» **MATERIAL PROVIDED**:

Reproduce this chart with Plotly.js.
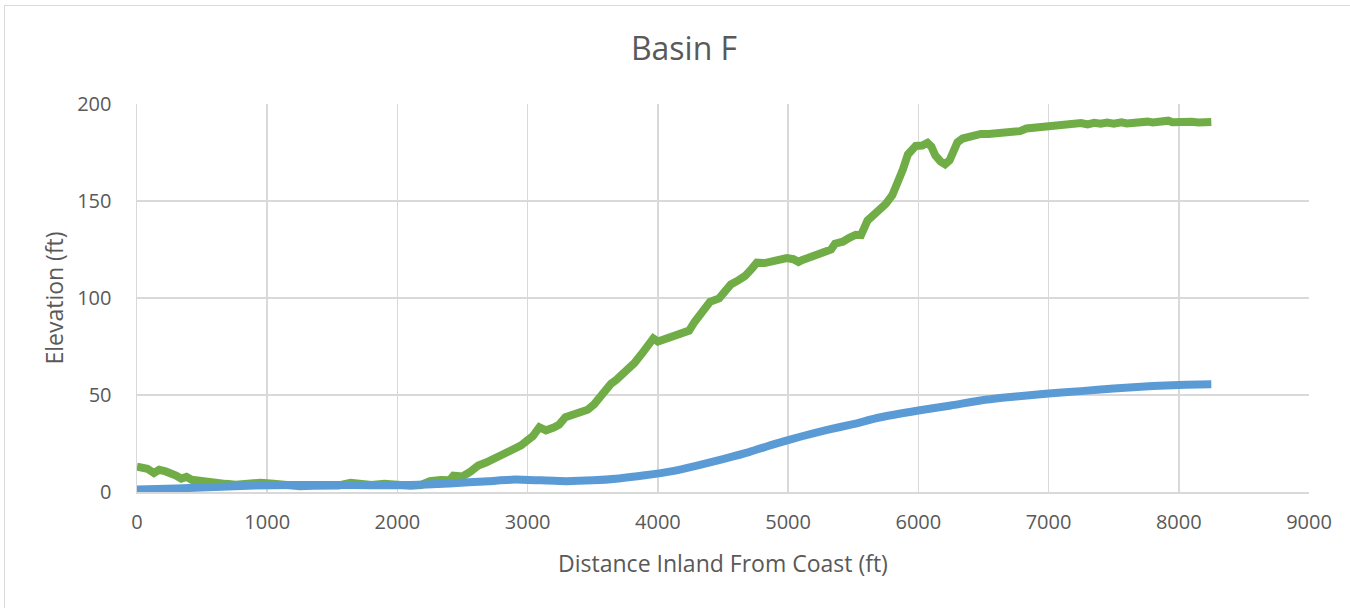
<!DOCTYPE html>
<html>
<head>
<meta charset="utf-8">
<script src="https://cdn.plot.ly/plotly-3.0.1.min.js"></script>
<style>
  html, body { margin: 0; padding: 0; background: #fff; overflow: hidden; }
  #chart { width: 1350px; height: 608px; }
  #frame { position: absolute; left: 4px; top: 5px; width: 1400px; height: 700px;
           border-left: 1px solid #D9D9D9; border-top: 1px solid #D9D9D9; pointer-events: none; }
</style>
</head>
<body>
<div id="chart"></div>
<div id="frame"></div>
<script>
const chartTitle = "Basin F";
const xTitle = "Distance Inland From Coast (ft)";
const yTitle = "Elevation (ft)";

const xTickVals = [0, 1000, 2000, 3000, 4000, 5000, 6000, 7000, 8000, 9000];
const yTickVals = [0, 50, 100, 150, 200];

// Ground profile (green)
const groundX = [0,40,80,130,170,220,260,300,340,380,420,470,530,600,680,760,850,950,1050,1150,1250,1350,1450,1550,1640,1720,1800,1900,2000,2100,2180,2250,2330,2400,2430,2500,2560,2620,2680,2720,2780,2840,2900,2950,3000,3040,3090,3140,3200,3240,3290,3340,3410,3460,3510,3560,3600,3640,3680,3720,3770,3820,3870,3920,3965,4000,4060,4130,4200,4240,4280,4320,4360,4400,4470,4520,4560,4620,4670,4720,4760,4820,4870,4930,4990,5040,5080,5110,5160,5230,5280,5330,5360,5420,5470,5520,5560,5580,5610,5650,5700,5750,5800,5840,5880,5920,5940,5980,6030,6070,6100,6130,6170,6205,6240,6270,6300,6340,6400,6440,6480,6540,6600,6680,6740,6780,6830,6900,6980,7060,7100,7130,7200,7250,7300,7350,7400,7450,7500,7560,7600,7650,7700,7760,7800,7850,7880,7920,7950,8000,8050,8100,8150,8200,8250];
const groundY = [13.0,12.6,12.0,9.8,11.4,10.6,9.8,8.5,6.9,7.8,6.3,5.8,5.0,4.6,4.2,3.8,4.6,4.8,4.2,3.5,3.0,3.2,3.6,3.4,4.8,3.8,3.6,4.2,3.6,3.2,3.6,5.6,6.2,6.0,8.4,8.0,10.5,13.6,15.2,16.4,19.0,20.6,21.8,24.0,26.7,28.8,33.4,31.8,33.2,34.6,38.6,40.0,41.2,42.4,45.2,49.4,53.5,55.8,57.8,60.2,63.0,66.5,70.7,74.6,79.2,77.6,79.0,80.1,81.2,83.2,87.5,91.2,94.4,98.0,99.8,103.5,107.0,109.2,111.4,115.0,118.2,118.0,118.8,120.4,120.6,120.0,118.6,119.6,120.8,123.4,124.0,125.0,128.0,129.0,131.0,132.6,132.4,136.0,140.0,142.4,145.0,148.5,153.0,158.6,166.0,174.0,175.8,178.4,178.6,180.0,178.0,173.5,170.4,168.9,171.0,175.0,180.2,182.2,183.4,183.2,184.6,184.6,185.0,185.6,185.8,186.0,187.4,188.0,188.4,189.4,189.2,189.9,189.6,190.2,189.5,190.3,189.8,190.4,189.9,190.6,190.0,190.5,190.2,190.9,190.5,191.2,190.8,191.4,190.6,190.9,190.4,190.8,190.5,190.8,190.7,191.0];

// Second profile (blue)
const blueX = [0,300,600,900,1200,1500,1800,2100,2400,2700,2900,3100,3300,3500,3700,3900,4100,4300,4500,4700,4900,5100,5300,5500,5700,6000,6250,6500,6750,7000,7250,7500,7800,8000,8250];
const blueY = [1.3,1.8,2.6,3.4,3.6,3.6,3.5,3.6,4.4,5.6,6.4,6.0,5.6,6.0,7.0,8.6,10.6,13.6,17.0,20.6,24.8,28.6,32.0,35.0,38.4,42.0,44.6,47.4,49.2,50.8,52.0,53.3,54.6,55.2,55.5];

const fontFam = "'Open Sans', 'Noto Sans', sans-serif";
const textColor = "#595959";
const gridColor = "#D9D9D9";

const traces = [
  { x: groundX, y: groundY, type: "scatter", mode: "lines",
    line: { color: "#70AD47", width: 8, shape: "linear" }, hoverinfo: "x+y" },
  { x: blueX, y: blueY, type: "scatter", mode: "lines",
    line: { color: "#5B9BD5", width: 8, shape: "spline", smoothing: 0.6 }, hoverinfo: "x+y" }
];

const layout = {
  width: 1350, height: 608,
  paper_bgcolor: "#ffffff", plot_bgcolor: "#ffffff",
  margin: { l: 137, r: 41, t: 104, b: 116 },
  showlegend: false,
  font: { family: fontFam, color: textColor, size: 20 },
  title: { text: chartTitle, x: 684/1350, xanchor: "center", y: 1 - 49/608, yanchor: "middle",
           font: { family: fontFam, size: 32, color: textColor } },
  xaxis: {
    range: [0, 9000], tickvals: xTickVals, ticktext: xTickVals.map(String),
    showgrid: true, gridcolor: gridColor, gridwidth: 1.5,
    zeroline: false, showline: true, linecolor: gridColor, linewidth: 1.5,
    ticks: "", ticklabelstandoff: 11,
    tickfont: { family: fontFam, size: 20, color: textColor },
    title: { text: xTitle, standoff: 22, font: { family: fontFam, size: 23, color: textColor } },
    automargin: false, fixedrange: true
  },
  yaxis: {
    range: [0, 200], tickvals: yTickVals, ticktext: yTickVals.map(String),
    showgrid: true, gridcolor: gridColor, gridwidth: 1.5,
    zeroline: false, showline: true, linecolor: gridColor, linewidth: 1.5, mirror: false,
    ticks: "", ticklabelstandoff: 20,
    tickfont: { family: fontFam, size: 20, color: textColor },
    title: { text: yTitle, standoff: 7, font: { family: fontFam, size: 23, color: textColor } },
    automargin: false, fixedrange: true
  }
};

Plotly.newPlot("chart", traces, layout, { staticPlot: true, displayModeBar: false });
</script>
</body>
</html>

» **AIM**:
Please repeat exactly the data above from its first line to the line that contains "const yTickVals = [0, 50, 100, 150, 200];", inclusive, and leave every picture out.

» **WORKED ANSWER**:
Reproduce this chart with Plotly.js.
<!DOCTYPE html>
<html>
<head>
<meta charset="utf-8">
<script src="https://cdn.plot.ly/plotly-3.0.1.min.js"></script>
<style>
  html, body { margin: 0; padding: 0; background: #fff; overflow: hidden; }
  #chart { width: 1350px; height: 608px; }
  #frame { position: absolute; left: 4px; top: 5px; width: 1400px; height: 700px;
           border-left: 1px solid #D9D9D9; border-top: 1px solid #D9D9D9; pointer-events: none; }
</style>
</head>
<body>
<div id="chart"></div>
<div id="frame"></div>
<script>
const chartTitle = "Basin F";
const xTitle = "Distance Inland From Coast (ft)";
const yTitle = "Elevation (ft)";

const xTickVals = [0, 1000, 2000, 3000, 4000, 5000, 6000, 7000, 8000, 9000];
const yTickVals = [0, 50, 100, 150, 200];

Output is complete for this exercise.